HONG KONG (AP) — Oil hovered above $89 a barrel on Friday on continued optimism that European leaders would be able to get the continent's sovereign debt crisis under control.
Five central banks on Thursday gave their banks far greater access to U.S. dollars in a move aimed at shoring up confidence in Europe's financial system.
The move will buy some time for banks holding large amounts of debt issued by Greece and other financially troubled European countries. Some of these banks have had trouble paying for daily operations because other banks have refused to lend to them any more.
Global financial markets had been roiled earlier in the week on fears that Greece was sliding rapidly toward a chaotic default on its debts and a possible exit from the eurozone. Such a scenario would have cause widespread economic turmoil and led to drop in energy consumption. But European leaders calmed those fears by pledging they would work to keep Greece in the eurozone.
Oil prices have risen because of "mostly what's happening in terms of the coordinated policy response," said Natalie Robertson, a commodities analyst ANZ Banking Group in Melbourne.
"Commodities in general are following macroeconomic data and policy moves. There are still question marks over whether there's going to be a slowdown in global growth in the U.S. and Europe and so that's why the markets are responding very quickly."

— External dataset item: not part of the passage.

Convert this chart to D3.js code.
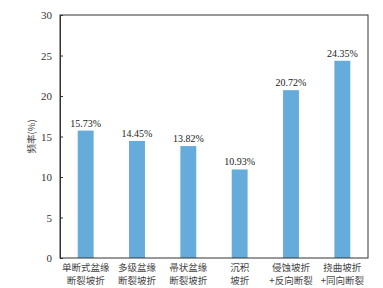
<!DOCTYPE html>
<html>
<head>
<meta charset="utf-8">
<script src="https://cdn.jsdelivr.net/npm/d3@7"></script>
<style>
  body { margin: 0; background: #fff; }
  svg { display: block; }
  .value-label { font-family: "Liberation Serif", "DejaVu Serif", serif; font-size: 10px; fill: #222; }
  .cat-label { font-family: "Noto Sans CJK SC", sans-serif; font-size: 9.5px; fill: #444; }
</style>
</head>
<body>
<div id="wrapper"></div>
<script>
const categories = [
  ["单断式盆缘", "断裂坡折"],
  ["多级盆缘", "断裂坡折"],
  ["帚状盆缘", "断裂坡折"],
  ["沉积", "坡折"],
  ["侵蚀坡折", "+反向断裂"],
  ["挠曲坡折", "+同向断裂"],
]
const values = [15.73, 14.45, 13.82, 10.93, 20.72, 24.35]
const yTicks = [0, 5, 10, 15, 20, 25, 30]

const dimensions = {
  width: 383,
  height: 288,
  margin: { top: 15, right: 15, bottom: 30, left: 60 },
}
dimensions.boundedWidth = dimensions.width - dimensions.margin.left - dimensions.margin.right
dimensions.boundedHeight = dimensions.height - dimensions.margin.top - dimensions.margin.bottom

const wrapper = d3.select("#wrapper")
  .append("svg")
    .attr("width", dimensions.width)
    .attr("height", dimensions.height)

const bounds = wrapper.append("g")
  .attr("transform", `translate(${dimensions.margin.left},${dimensions.margin.top})`)

const xScale = d3.scaleBand()
  .domain(d3.range(categories.length))
  .range([0, dimensions.boundedWidth])
  .paddingInner(0.69)
  .paddingOuter(0.345)

const yScale = d3.scaleLinear()
  .domain([0, 30])
  .range([dimensions.boundedHeight, 0])

// bars
bounds.selectAll(".bar")
  .data(values)
  .enter().append("rect")
    .attr("class", "bar")
    .attr("x", (d, i) => xScale(i))
    .attr("y", d => yScale(d))
    .attr("width", xScale.bandwidth())
    .attr("height", d => dimensions.boundedHeight - yScale(d))
    .attr("fill", "#66acdb")

bounds.selectAll(".value-label")
  .data(values)
  .enter().append("text")
    .attr("class", "value-label")
    .attr("x", (d, i) => xScale(i) + xScale.bandwidth() / 2)
    .attr("y", d => yScale(d) - 4)
    .attr("text-anchor", "middle")
    .text(d => `${d3.format(".2f")(d)}%`)

// frame
bounds.append("rect")
  .attr("width", dimensions.boundedWidth)
  .attr("height", dimensions.boundedHeight)
  .attr("fill", "none")
  .attr("stroke", "#333")
  .attr("stroke-width", 1)

// y axis, ticks pointing inwards
const yAxis = bounds.append("g")
  .attr("font-family", "Liberation Serif, DejaVu Serif, serif")
  .attr("font-size", 11)
  .call(d3.axisLeft(yScale).tickValues(yTicks).tickSizeInner(-3).tickSizeOuter(0).tickPadding(8))
yAxis.attr("font-family", "Liberation Serif, DejaVu Serif, serif").attr("font-size", 11)
yAxis.select(".domain").attr("stroke", "#333")
yAxis.selectAll(".tick line").attr("stroke", "#333")
yAxis.selectAll(".tick text").attr("fill", "#333")

// x labels, one text per line
categories.forEach((lines, i) => {
  lines.forEach((line, j) => {
    bounds.append("text")
      .attr("class", "cat-label")
      .attr("text-anchor", "middle")
      .attr("x", xScale(i) + xScale.bandwidth() / 2)
      .attr("y", dimensions.boundedHeight + 13 + j * 13)
      .text(line)
  })
})

// y title
wrapper.append("text")
  .attr("class", "cat-label")
  .attr("text-anchor", "middle")
  .attr("transform", `translate(35,${dimensions.margin.top + dimensions.boundedHeight / 2}) rotate(-90)`)
  .text("频率(%)")
</script>
</body>
</html>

By midafternoon in Asia, benchmark oil for October delivery was up 20 cents to $89.61 in electronic trading on the New York Mercantile Exchange. Crude gained 49 cents to settle at $89.40 on Thursday.
In London, Brent crude for November delivery was up 48 cents at $112.78 on the ICE Futures exchange.
The longer-term outlook for oil prices is still uncertain. The International Energy Agency on Tuesday cut its forecast for oil demand for this year and next, saying estimates for economic growth had slipped.
In other Nymex trading for October contracts, heating oil rose 0.5 cents to $3.03 per gallon and gasoline futures gained 0.6 cents at $2.79 per gallon. Natural gas for October delivery climbed 0.3 cents to $3.88 per 1,000 cubic feet.